12. A method for estimating signal quality in a mobile telecommunication network, comprising the steps of: generating an estimated offset between a first frequency band and a second frequency band in a code division multiple access (CDMA) network; measuring a signal quality for the first frequency band; and calculating an estimated signal quality for the second frequency band using the estimated quality offset and the measured signal quality for the first frequency band.

13. The method of claim 12, wherein the step of generating an estimated quality offset includes setting an initial estimated quality offset based on an amount of interference in each of the first frequency band and the second frequency band.

14. The method of claim 12, wherein the step of generating an estimated quality offset includes setting an initial estimated quality offset based on a preselected threshold for initiating hard handoffs between the first frequency band and the second frequency band.

15. The method of claim 12, further comprising the step of performing a hard handoff from the first frequency band to the second frequency band in response to the estimated signal quality being above a predetermined threshold.

16. The method of claim 15, further comprising the steps of: measuring an actual signal quality for the second frequency band after performing the hard handoff; and calculating an actual quality offset using the measured signal quality for the first frequency band and the measured signal quality for the second frequency band.

17. The method of claim 16, further comprising the step of generating an updated estimated quality offset using the current estimated quality offset and the calculated actual quality offset.

18. The method of claim 12, wherein the step of generating an estimated quality offset comprises updating a previous estimated quality offset based at least in part on measurements conducted by a mobile station in the first frequency band before performing a hard handoff and in the second frequency band after performing the hard handoff.

19. The method of claim 12, wherein the estimated quality offset is associated with a predetermined territory.

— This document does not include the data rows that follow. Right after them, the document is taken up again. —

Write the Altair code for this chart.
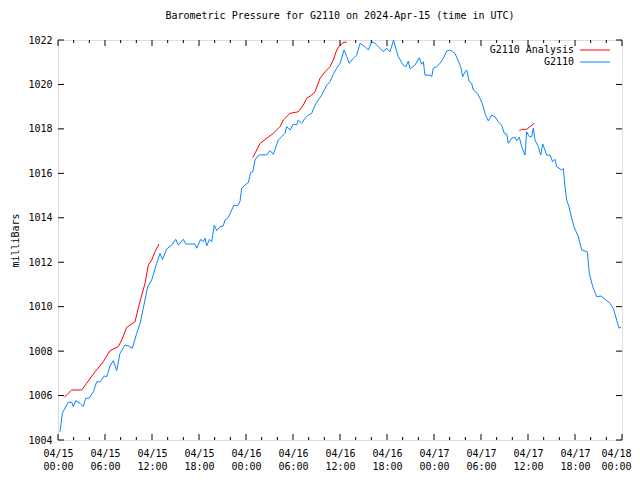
import altair as alt
import pandas as pd

# hours since 2024-04-15 00:00 UTC
g2110_hours = [0.26, 0.55, 0.89, 1.31, 1.75, 1.95, 2.26, 2.81, 3.23, 3.54, 3.96, 4.51, 4.94, 5.36, 5.91, 6.22,
    6.64, 7.06, 7.49, 7.91, 8.55, 8.97, 9.49, 10.05, 10.47, 10.89, 11.45, 11.96, 12.60, 13.02, 13.34, 13.88,
    14.52, 15.03, 15.36, 16.00, 16.34, 17.49, 17.71, 18.22, 18.55, 18.77, 18.98, 19.32, 19.62, 19.95, 20.26,
    20.68, 21.10, 21.32, 21.74, 22.17, 22.47, 22.89, 23.23, 23.45, 23.87, 24.29, 24.60, 24.86, 25.15, 25.44,
    25.79, 26.64, 27.06, 27.49, 28.12, 28.56, 28.98, 29.20, 29.62, 30.04, 30.47, 30.68, 31.11, 31.53, 31.95,
    32.39, 32.81, 33.23, 33.66, 34.30, 34.72, 35.14, 35.58, 36.00, 36.22, 36.51, 36.86, 37.19, 37.70, 38.13,
    38.55, 39.19, 39.61, 40.05, 40.47, 41.11, 41.53, 41.96, 42.38, 42.83, 43.44, 44.08, 44.43, 44.72, 44.94,
    45.57, 46.12, 46.43, 46.64, 46.85, 47.49, 47.71, 47.91, 48.34, 48.77, 49.19, 49.62, 50.04, 50.68, 51.10,
    51.41, 51.66, 51.96, 52.17, 52.51, 52.81, 53.02, 53.53, 53.87, 54.22, 54.51, 54.93, 55.36, 55.79, 56.21,
    56.64, 56.97, 57.28, 57.49, 57.92, 58.34, 58.56, 58.89, 59.20, 59.62, 59.83, 60.17, 60.47, 60.68, 60.89,
    61.32, 61.62, 61.88, 62.39, 62.81, 63.15, 63.45, 63.66, 64.30, 64.51, 64.72, 64.94, 65.23, 65.58, 65.87,
    66.42, 66.86, 67.57, 67.83, 68.26, 68.77, 69.32, 69.96, 70.47, 70.89, 71.32, 71.62, 71.87]
g2110_mb = [1004.37, 1005.20, 1005.44, 1005.70, 1005.70, 1005.50, 1005.77, 1005.65, 1005.50, 1005.88, 1005.88,
    1006.17, 1006.62, 1006.62, 1006.88, 1006.85, 1007.33, 1007.57, 1007.12, 1007.90, 1008.27, 1008.23, 1008.13,
    1008.80, 1009.25, 1009.93, 1010.90, 1011.20, 1011.95, 1012.40, 1012.12, 1012.60, 1012.77, 1013.03, 1012.77,
    1013.03, 1012.82, 1012.82, 1012.63, 1013.03, 1012.92, 1013.08, 1012.73, 1013.03, 1012.92, 1013.67, 1013.42,
    1013.60, 1013.63, 1013.90, 1014.02, 1014.35, 1014.57, 1014.53, 1014.72, 1015.33, 1015.47, 1015.58, 1016.03,
    1016.07, 1016.60, 1016.75, 1016.83, 1016.83, 1017.02, 1016.86, 1017.50, 1017.65, 1017.80, 1018.10, 1017.95,
    1018.21, 1018.18, 1018.40, 1018.25, 1018.48, 1018.62, 1018.70, 1019.07, 1019.30, 1019.52, 1019.97, 1020.12,
    1020.46, 1020.73, 1020.95, 1021.18, 1021.55, 1021.25, 1020.95, 1021.18, 1021.32, 1021.85, 1021.70, 1021.55,
    1021.92, 1021.85, 1021.63, 1021.47, 1021.63, 1021.47, 1022.00, 1021.25, 1020.87, 1020.80, 1021.05, 1020.70,
    1020.87, 1021.20, 1020.91, 1021.02, 1020.42, 1020.42, 1020.35, 1020.73, 1020.80, 1020.95, 1021.18, 1021.50,
    1021.55, 1021.40, 1021.05, 1020.80, 1020.35, 1020.57, 1020.65, 1020.12, 1020.05, 1019.75, 1019.60, 1019.38,
    1019.08, 1018.70, 1018.36, 1018.62, 1018.55, 1018.32, 1018.17, 1017.80, 1017.77, 1017.35, 1017.58, 1017.62,
    1017.47, 1017.62, 1017.20, 1016.82, 1017.87, 1017.65, 1017.65, 1018.03, 1017.50, 1017.20, 1016.82, 1017.32,
    1016.82, 1016.82, 1016.52, 1016.63, 1016.30, 1016.15, 1016.22, 1015.40, 1014.80, 1014.50, 1013.98, 1013.60,
    1013.15, 1012.55, 1012.47, 1011.50, 1010.90, 1010.45, 1010.48, 1010.30, 1010.15, 1009.93, 1009.40, 1009.03,
    1009.08]

analysis1_hours = [0.80, 1.31, 1.75, 3.03, 3.66, 4.72, 5.78, 6.64, 7.70, 8.13, 8.77, 9.83, 10.25, 10.69, 11.11,
    11.53, 11.96, 12.38, 12.89]
analysis1_mb = [1005.92, 1006.10, 1006.25, 1006.25, 1006.55, 1007.07, 1007.52, 1008.02, 1008.20, 1008.50,
    1009.07, 1009.32, 1009.93, 1010.52, 1011.05, 1011.88, 1012.10, 1012.47, 1012.82]
analysis2_hours = [24.86, 25.37, 25.79, 26.64, 27.49, 28.34, 28.76, 29.62, 30.68, 31.31, 31.75, 32.39, 32.81,
    33.45, 34.09, 34.72, 35.14, 35.58, 36.00, 36.51, 36.86]
analysis2_mb = [1016.71, 1017.05, 1017.34, 1017.58, 1017.80, 1018.10, 1018.40, 1018.70, 1018.77, 1019.07,
    1019.38, 1019.52, 1019.67, 1020.28, 1020.57, 1020.80, 1021.10, 1021.55, 1021.77, 1021.90, 1021.90]
analysis3_hours = [58.89, 59.20, 59.83, 60.26, 60.77]
analysis3_mb = [1017.92, 1017.98, 1017.98, 1018.10, 1018.25]

x_major = [0, 6, 12, 18, 24, 30, 36, 42, 48, 54, 60, 66, 72]
x_minor = [2, 4, 8, 10, 14, 16, 20, 22, 26, 28, 32, 34, 38, 40, 44, 46, 50, 52, 56, 58, 62, 64, 68, 70]
y_major = [1004, 1006, 1008, 1010, 1012, 1014, 1016, 1018, 1020, 1022]

series_names = ["G2110 Analysis", "G2110"]
series_colors = ["#ff0000", "#0a84ff"]

FONT = "DejaVu Sans Mono"
W, H = 564, 400

rows = []
for h, v in zip(g2110_hours, g2110_mb):
    rows.append({"hour": h, "mb": v, "series": "G2110", "seg": "b"})
for k, (hs, vs) in enumerate([(analysis1_hours, analysis1_mb), (analysis2_hours, analysis2_mb),
                               (analysis3_hours, analysis3_mb)]):
    for h, v in zip(hs, vs):
        rows.append({"hour": h, "mb": v, "series": "G2110 Analysis", "seg": f"a{k}"})
df = pd.DataFrame(rows)

xscale = alt.Scale(domain=[0, 72], nice=False, zero=False)
yscale = alt.Scale(domain=[1004, 1022], nice=False, zero=False)

label_expr = ("['04/' + (15 + floor(datum.value / 24)), "
              "(datum.value % 24 < 10 ? '0' : '') + (datum.value % 24) + ':00']")

xaxis = alt.Axis(values=x_major, labelExpr=label_expr, ticks=False, domain=False, grid=False,
                 title=None, labelFont=FONT, labelFontSize=10, labelColor="black",
                 labelPadding=8, labelLineHeight=13, labelFlush=False, labelOverlap=False,
                 labelBound=False,
                 labelOffset={"condition": {"test": "datum.value == 72", "value": -6}, "value": 0})
yaxis = alt.Axis(values=y_major, ticks=False, domain=False, grid=False, title="milliBars", format="d",
                 labelFont=FONT, labelFontSize=10, labelColor="black", labelPadding=6,
                 titleFont=FONT, titleFontSize=10, titleFontWeight="normal", titleColor="black",
                 titlePadding=7, labelFlush=False)

def X():
    return alt.X("hour:Q", scale=xscale, axis=xaxis)

def Y():
    return alt.Y("mb:Q", scale=yscale, axis=yaxis)

lines = alt.Chart(df).mark_line(strokeWidth=1, clip=True, interpolate="linear").encode(
    x=X(), y=Y(),
    color=alt.Color("series:N", scale=alt.Scale(domain=series_names, range=series_colors), legend=None),
    detail="seg:N",
)

xmaj = pd.DataFrame({"hour": x_major})
xmin = pd.DataFrame({"hour": x_minor})
ymaj = pd.DataFrame({"mb": y_major})

def xticks(d, y0, y1):
    return alt.Chart(d).mark_rule(color="black", strokeWidth=1).encode(
        x=X(), y=alt.value(y0), y2=alt.value(y1))

def yticks(x0, x1):
    return alt.Chart(ymaj).mark_rule(color="black", strokeWidth=1).encode(
        y=Y(), x=alt.value(x0), x2=alt.value(x1))

ticks = [xticks(xmaj, H, H - 6), xticks(xmin, H, H - 3), xticks(xmaj, 0, 6), xticks(xmin, 0, 3),
         yticks(0, 6), yticks(W, W - 6)]

legend_layers = []
for i, (name, col) in enumerate(zip(series_names, series_colors)):
    d = pd.DataFrame({"label": [name]})
    yy = 10 + 12 * i
    legend_layers.append(alt.Chart(d).mark_text(align="right", baseline="middle", font=FONT, fontSize=10,
                                                color="black").encode(
        text="label:N", x=alt.value(516), y=alt.value(yy)))
    legend_layers.append(alt.Chart(d).mark_rule(color=col, strokeWidth=1).encode(
        x=alt.value(522), x2=alt.value(552), y=alt.value(yy)))

chart = alt.layer(lines, *ticks, *legend_layers).properties(
    width=W, height=H,
    title=alt.TitleParams("Barometric Pressure for G2110 on 2024-Apr-15 (time in UTC)", font=FONT,
                          fontSize=10, fontWeight="normal", color="black", anchor="middle", offset=14),
    autosize=alt.AutoSizeParams(type="none"),
    padding={"left": 50, "top": 32, "right": 10, "bottom": 32},
).configure_view(stroke="black", strokeWidth=1).configure(background="white")

chart.save("out.html", embed_options={"renderer": "svg", "actions": False})
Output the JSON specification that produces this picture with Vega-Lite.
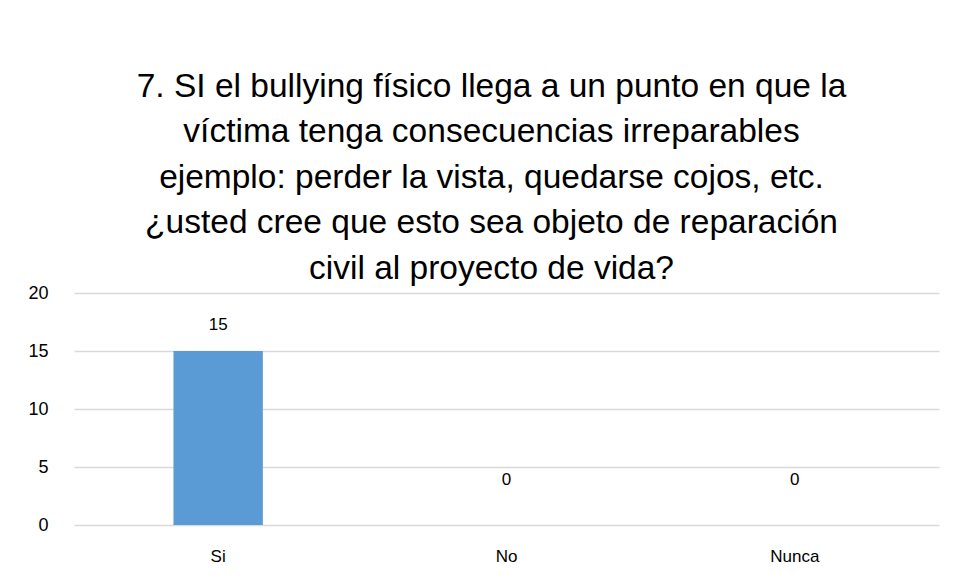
{
  "$schema": "https://vega.github.io/schema/vega-lite/v6.json",
  "width": 865,
  "height": 232,
  "autosize": {"type": "none"},
  "padding": {"left": 74, "top": 293, "right": 19, "bottom": 56},
  "background": "white",
  "title": {
    "text": ["7. SI el bullying físico llega a un punto en que la", "víctima tenga consecuencias irreparables", "ejemplo: perder la vista, quedarse cojos, etc.", "¿usted cree que esto sea objeto de reparación", "civil al proyecto de vida?"],
    "font": "Liberation Sans",
    "fontSize": 33.5,
    "fontWeight": "normal",
    "color": "#000000",
    "lineHeight": 45.5,
    "anchor": "middle",
    "dx": -15,
    "offset": -2
  },
  "data": {
    "values": [
      {"respuesta": "Si", "cantidad": 15},
      {"respuesta": "No", "cantidad": 0},
      {"respuesta": "Nunca", "cantidad": 0}
    ]
  },
  "encoding": {
    "x": {
      "field": "respuesta",
      "type": "nominal",
      "sort": null,
      "scale": {"paddingInner": 0.69, "paddingOuter": 0.345},
      "axis": {"title": null, "labelAngle": 0, "ticks": false, "domain": false, "labelPadding": 23, "labelFont": "Liberation Sans", "labelFontSize": 17, "labelColor": "#000000"}
    },
    "y": {
      "field": "cantidad",
      "type": "quantitative",
      "scale": {"domain": [0, 20]},
      "axis": {"title": null, "values": [0, 5, 10, 15, 20], "ticks": false, "domain": false, "labelPadding": 26, "labelFont": "Liberation Sans", "labelFontSize": 18, "labelColor": "#000000", "gridColor": "#d9d9d9", "gridWidth": 1.3}
    }
  },
  "layer": [
    {"mark": {"type": "bar", "color": "#5B9BD5"}},
    {
      "transform": [{"filter": "datum.cantidad > 0"}],
      "mark": {"type": "text", "dy": -26, "font": "Liberation Sans", "fontSize": 17, "color": "#000000"},
      "encoding": {"text": {"field": "cantidad", "type": "quantitative"}}
    },
    {
      "transform": [{"filter": "datum.cantidad == 0"}],
      "mark": {"type": "text", "dy": -45, "font": "Liberation Sans", "fontSize": 17, "color": "#000000"},
      "encoding": {"text": {"field": "cantidad", "type": "quantitative"}}
    }
  ],
  "config": {"view": {"stroke": null}}
}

20. A method for estimating signal quality in a mobile telecommunication network, comprising the steps of: generating a first estimated quality offset between a first frequency band and a second frequency band in a first code division multiple access (CDMA) cell; generating a second estimated quality offset between the first frequency band and the second frequency band in a second code division multiple access (CDMA) cell; measuring, at a mobile station in a soft handover mode involving the first cell and the second cell, a signal quality for the first frequency band for signals received from each of the first and second cells; and calculating an estimated signal quality for the second frequency band using the measured signal qualities and the estimated quality offsets, wherein said calculation includes weighting the measured signal qualities and the estimated quality offsets based on a percentage of signal received from the first cell and a percentage of signal received from the second cell.